PROBLEM:
Among the records that follow, set down only the lines from the one containing "Give me the matplotlib source for this chart." to the one containing "ax = fig.add_axes([0, 0, 1, 1])", both included, exactly.

Source code of charts:
----------

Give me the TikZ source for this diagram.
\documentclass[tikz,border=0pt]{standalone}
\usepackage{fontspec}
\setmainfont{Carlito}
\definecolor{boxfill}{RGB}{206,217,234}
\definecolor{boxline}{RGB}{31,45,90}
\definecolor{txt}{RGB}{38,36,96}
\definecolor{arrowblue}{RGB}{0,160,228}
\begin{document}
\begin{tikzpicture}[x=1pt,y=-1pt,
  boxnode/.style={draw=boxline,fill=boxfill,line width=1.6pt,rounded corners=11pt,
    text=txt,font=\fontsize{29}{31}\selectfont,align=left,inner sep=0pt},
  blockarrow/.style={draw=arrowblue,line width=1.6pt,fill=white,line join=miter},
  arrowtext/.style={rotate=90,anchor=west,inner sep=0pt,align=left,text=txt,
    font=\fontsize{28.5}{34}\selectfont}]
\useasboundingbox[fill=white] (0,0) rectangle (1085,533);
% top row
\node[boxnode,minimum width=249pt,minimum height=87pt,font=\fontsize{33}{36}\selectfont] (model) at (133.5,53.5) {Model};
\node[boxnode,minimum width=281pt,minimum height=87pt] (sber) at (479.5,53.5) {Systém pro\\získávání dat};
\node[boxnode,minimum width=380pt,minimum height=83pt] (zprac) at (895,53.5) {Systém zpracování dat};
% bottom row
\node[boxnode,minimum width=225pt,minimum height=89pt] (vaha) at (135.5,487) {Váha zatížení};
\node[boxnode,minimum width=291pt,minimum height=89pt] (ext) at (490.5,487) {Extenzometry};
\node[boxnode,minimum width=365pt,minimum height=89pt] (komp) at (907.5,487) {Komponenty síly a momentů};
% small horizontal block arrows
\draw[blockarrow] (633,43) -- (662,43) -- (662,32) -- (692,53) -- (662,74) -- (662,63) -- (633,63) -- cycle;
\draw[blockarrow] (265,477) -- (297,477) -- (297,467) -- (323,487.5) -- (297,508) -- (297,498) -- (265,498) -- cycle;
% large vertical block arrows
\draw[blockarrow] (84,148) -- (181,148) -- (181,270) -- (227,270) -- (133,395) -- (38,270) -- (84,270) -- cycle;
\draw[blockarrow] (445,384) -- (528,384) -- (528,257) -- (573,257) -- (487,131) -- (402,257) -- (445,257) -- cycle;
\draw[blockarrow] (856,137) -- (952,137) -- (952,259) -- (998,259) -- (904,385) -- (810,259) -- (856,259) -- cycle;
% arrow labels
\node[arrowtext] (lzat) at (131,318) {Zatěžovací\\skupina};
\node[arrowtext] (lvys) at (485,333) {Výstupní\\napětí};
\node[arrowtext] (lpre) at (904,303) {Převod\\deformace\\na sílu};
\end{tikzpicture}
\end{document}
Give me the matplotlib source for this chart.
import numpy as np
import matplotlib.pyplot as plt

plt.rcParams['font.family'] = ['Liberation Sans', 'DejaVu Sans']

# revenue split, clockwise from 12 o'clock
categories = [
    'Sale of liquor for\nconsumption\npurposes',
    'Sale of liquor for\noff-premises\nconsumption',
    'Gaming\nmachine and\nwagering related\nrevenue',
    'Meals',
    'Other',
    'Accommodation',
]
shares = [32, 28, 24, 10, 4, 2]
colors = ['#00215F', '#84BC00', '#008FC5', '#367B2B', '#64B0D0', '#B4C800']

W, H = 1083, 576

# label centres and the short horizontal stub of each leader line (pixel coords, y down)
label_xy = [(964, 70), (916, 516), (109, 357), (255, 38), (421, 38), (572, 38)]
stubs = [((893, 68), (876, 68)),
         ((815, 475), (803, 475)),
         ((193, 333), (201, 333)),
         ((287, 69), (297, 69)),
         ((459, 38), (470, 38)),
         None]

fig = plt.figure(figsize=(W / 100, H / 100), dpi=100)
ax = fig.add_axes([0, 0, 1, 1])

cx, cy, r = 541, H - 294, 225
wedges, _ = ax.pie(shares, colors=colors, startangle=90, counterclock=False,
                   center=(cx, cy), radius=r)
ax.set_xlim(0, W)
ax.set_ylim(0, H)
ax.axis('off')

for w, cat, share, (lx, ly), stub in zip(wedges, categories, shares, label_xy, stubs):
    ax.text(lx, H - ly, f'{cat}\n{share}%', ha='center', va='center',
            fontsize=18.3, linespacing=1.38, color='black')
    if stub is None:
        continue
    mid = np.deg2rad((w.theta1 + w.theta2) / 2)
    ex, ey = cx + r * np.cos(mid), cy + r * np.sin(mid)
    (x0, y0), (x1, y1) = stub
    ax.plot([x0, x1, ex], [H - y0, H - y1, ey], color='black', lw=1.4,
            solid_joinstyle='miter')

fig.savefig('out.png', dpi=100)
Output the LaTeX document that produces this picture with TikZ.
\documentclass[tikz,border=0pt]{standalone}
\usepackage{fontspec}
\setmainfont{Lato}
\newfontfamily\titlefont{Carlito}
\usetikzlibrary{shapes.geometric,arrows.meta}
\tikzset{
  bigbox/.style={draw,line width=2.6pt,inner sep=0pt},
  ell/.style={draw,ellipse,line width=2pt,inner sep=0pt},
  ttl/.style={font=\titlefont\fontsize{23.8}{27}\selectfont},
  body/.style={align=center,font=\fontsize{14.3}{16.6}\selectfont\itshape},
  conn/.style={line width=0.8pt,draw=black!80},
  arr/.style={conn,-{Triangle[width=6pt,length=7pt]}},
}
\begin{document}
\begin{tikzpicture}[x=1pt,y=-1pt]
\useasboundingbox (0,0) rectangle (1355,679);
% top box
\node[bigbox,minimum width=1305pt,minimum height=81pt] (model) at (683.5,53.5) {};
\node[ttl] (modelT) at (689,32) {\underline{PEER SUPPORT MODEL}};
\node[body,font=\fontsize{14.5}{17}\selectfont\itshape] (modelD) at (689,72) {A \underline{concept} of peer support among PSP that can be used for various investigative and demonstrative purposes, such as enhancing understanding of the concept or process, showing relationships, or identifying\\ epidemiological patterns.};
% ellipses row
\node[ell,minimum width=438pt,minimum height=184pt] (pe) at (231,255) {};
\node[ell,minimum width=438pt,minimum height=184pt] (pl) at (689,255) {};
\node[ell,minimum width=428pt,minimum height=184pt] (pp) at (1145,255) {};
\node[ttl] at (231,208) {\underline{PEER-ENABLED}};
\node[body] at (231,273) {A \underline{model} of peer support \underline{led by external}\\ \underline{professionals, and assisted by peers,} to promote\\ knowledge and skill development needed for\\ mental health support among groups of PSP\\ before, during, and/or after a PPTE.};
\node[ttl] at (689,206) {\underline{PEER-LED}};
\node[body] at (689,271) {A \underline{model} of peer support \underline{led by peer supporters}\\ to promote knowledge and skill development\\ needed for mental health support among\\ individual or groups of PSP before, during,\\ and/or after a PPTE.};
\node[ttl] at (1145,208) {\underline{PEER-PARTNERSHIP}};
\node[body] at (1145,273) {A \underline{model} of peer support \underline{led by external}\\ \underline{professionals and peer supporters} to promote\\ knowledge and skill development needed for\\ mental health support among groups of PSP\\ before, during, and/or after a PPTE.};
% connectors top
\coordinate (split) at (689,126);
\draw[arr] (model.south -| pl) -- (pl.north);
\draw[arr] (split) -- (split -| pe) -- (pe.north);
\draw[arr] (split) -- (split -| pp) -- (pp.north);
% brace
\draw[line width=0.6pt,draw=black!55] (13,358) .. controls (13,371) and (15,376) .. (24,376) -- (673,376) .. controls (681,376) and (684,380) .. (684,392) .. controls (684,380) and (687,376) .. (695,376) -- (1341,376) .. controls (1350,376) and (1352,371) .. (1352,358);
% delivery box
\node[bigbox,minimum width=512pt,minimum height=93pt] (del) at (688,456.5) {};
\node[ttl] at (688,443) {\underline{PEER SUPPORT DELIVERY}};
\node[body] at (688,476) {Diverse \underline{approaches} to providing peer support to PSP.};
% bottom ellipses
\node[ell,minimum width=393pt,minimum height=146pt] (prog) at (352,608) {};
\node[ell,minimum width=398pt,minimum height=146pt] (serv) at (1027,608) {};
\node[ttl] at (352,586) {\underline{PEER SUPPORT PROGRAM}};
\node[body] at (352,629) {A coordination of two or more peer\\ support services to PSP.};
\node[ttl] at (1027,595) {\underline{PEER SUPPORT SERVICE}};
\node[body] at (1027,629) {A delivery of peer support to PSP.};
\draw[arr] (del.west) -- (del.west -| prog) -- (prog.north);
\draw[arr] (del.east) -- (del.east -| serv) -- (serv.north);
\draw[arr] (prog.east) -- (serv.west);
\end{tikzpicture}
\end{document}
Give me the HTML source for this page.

----------

RESULT FOR THIS EXERCISE:
Give me the matplotlib source for this chart.
import numpy as np
import matplotlib.pyplot as plt

plt.rcParams['font.family'] = ['Liberation Sans', 'DejaVu Sans']

# revenue split, clockwise from 12 o'clock
categories = [
    'Sale of liquor for\nconsumption\npurposes',
    'Sale of liquor for\noff-premises\nconsumption',
    'Gaming\nmachine and\nwagering related\nrevenue',
    'Meals',
    'Other',
    'Accommodation',
]
shares = [32, 28, 24, 10, 4, 2]
colors = ['#00215F', '#84BC00', '#008FC5', '#367B2B', '#64B0D0', '#B4C800']

W, H = 1083, 576

# label centres and the short horizontal stub of each leader line (pixel coords, y down)
label_xy = [(964, 70), (916, 516), (109, 357), (255, 38), (421, 38), (572, 38)]
stubs = [((893, 68), (876, 68)),
         ((815, 475), (803, 475)),
         ((193, 333), (201, 333)),
         ((287, 69), (297, 69)),
         ((459, 38), (470, 38)),
         None]

fig = plt.figure(figsize=(W / 100, H / 100), dpi=100)
ax = fig.add_axes([0, 0, 1, 1])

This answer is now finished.